• [What to produce]: Exactly as written, write out the lines below from the first to the one containing "const fmt = (v: number)", inclusive. Pictures do not belong in the copy.
***
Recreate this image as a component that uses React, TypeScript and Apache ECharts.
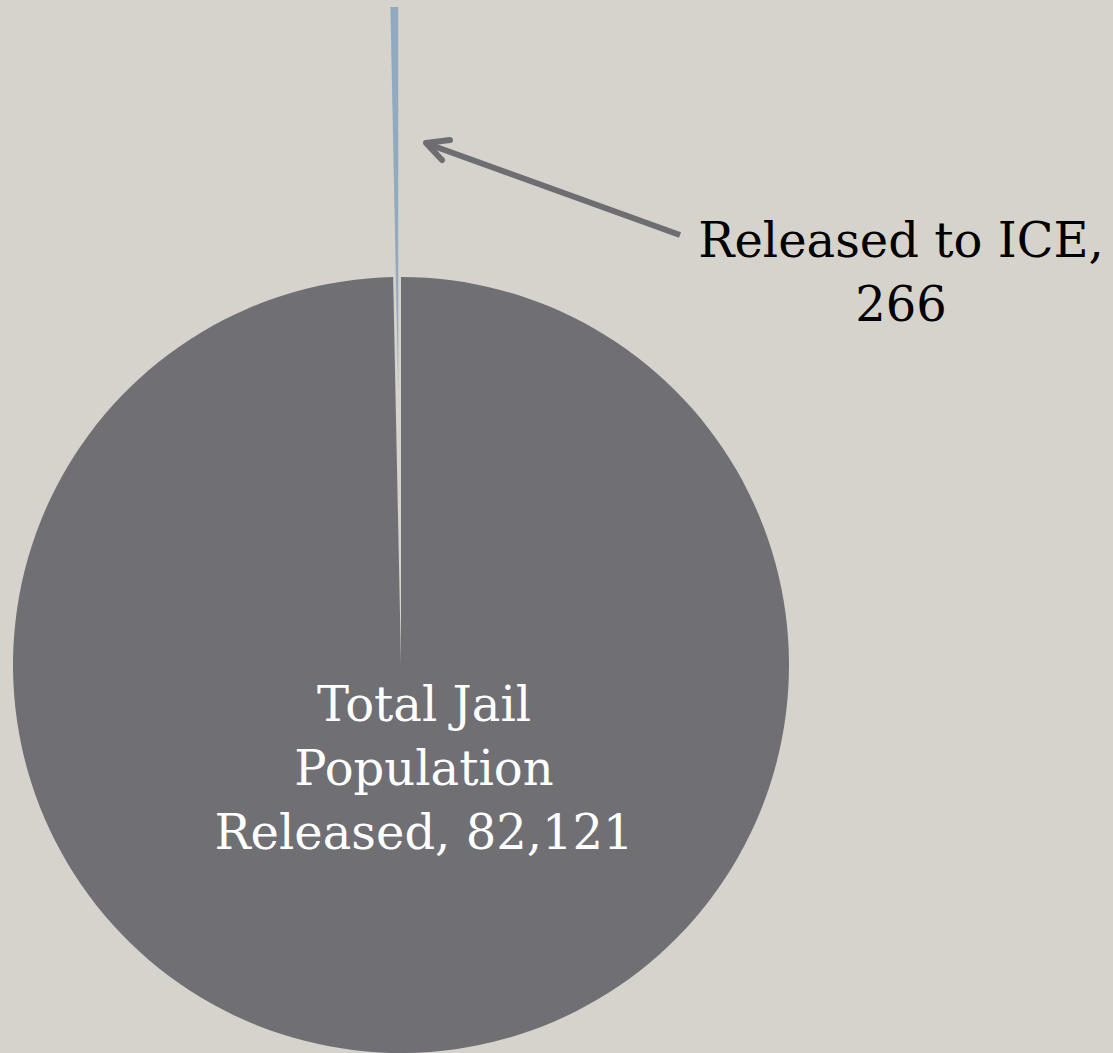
import React, { useEffect, useRef } from "react";
import * as echarts from "echarts";

const categories = ["Total Jail Population Released", "Released to ICE"];
const labelNames = ["Total Jail\nPopulation\nReleased", "Released to ICE"];
const values = [82121, 266];

const fmt = (v: number) => v.toLocaleString("en-US");

export default function App() {
  const ref = useRef<HTMLDivElement>(null);
  useEffect(() => {
    document.body.style.margin = "0";
    const chart = echarts.init(ref.current!, null, { renderer: "svg" });
    const font = "'DejaVu Serif', 'Liberation Serif', serif";
    chart.setOption({
      animation: false,
      backgroundColor: "#d6d3cc",
      series: [
        {
          type: "pie",
          center: [401, 665],
          radius: [0, 388],
          startAngle: 90,
          clockwise: true,
          selectedMode: "single",
          selectedOffset: 270,
          silent: true,
          label: { show: false },
          labelLine: { show: false },
          emphasis: { disabled: true },
          data: categories.map((c, i) => ({
            name: c,
            value: values[i],
            selected: i === 1,
            itemStyle: { color: i === 0 ? "#706f74" : "#92aabd" },
          })),
        },
      ],
      graphic: [
        {
          type: "line",
          z: 100,
          shape: { x1: 680, y1: 235, x2: 428, y2: 144 },
          style: { stroke: "#6e6d72", lineWidth: 6, lineCap: "butt" },
        },
        {
          type: "polyline",
          z: 100,
          shape: { points: [[450, 140], [426, 143], [442, 160]] },
          style: { stroke: "#6e6d72", lineWidth: 6, lineCap: "round", lineJoin: "round", fill: "none" },
        },
        {
          type: "text",
          z: 100,
          x: 901,
          y: 272,
          style: {
            text: labelNames[1] + ",\n" + fmt(values[1]),
            font: `48px ${font}`,
            fill: "#000000",
            textAlign: "center",
            textVerticalAlign: "middle",
            lineHeight: 64,
          },
        },
        {
          type: "text",
          z: 100,
          x: 424,
          y: 768,
          style: {
            text: labelNames[0] + ", " + fmt(values[0]),
            font: `48px ${font}`,
            fill: "#ffffff",
            textAlign: "center",
            textVerticalAlign: "middle",
            lineHeight: 64,
          },
        },
      ],
    });
    return () => chart.dispose();
  }, []);
  return <div ref={ref} style={{ width: 1113, height: 1053 }} />;
}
***
• [Task output]:
Recreate this image as a component that uses React, TypeScript and Apache ECharts.
import React, { useEffect, useRef } from "react";
import * as echarts from "echarts";

const categories = ["Total Jail Population Released", "Released to ICE"];
const labelNames = ["Total Jail\nPopulation\nReleased", "Released to ICE"];
const values = [82121, 266];

const fmt = (v: number) => v.toLocaleString("en-US");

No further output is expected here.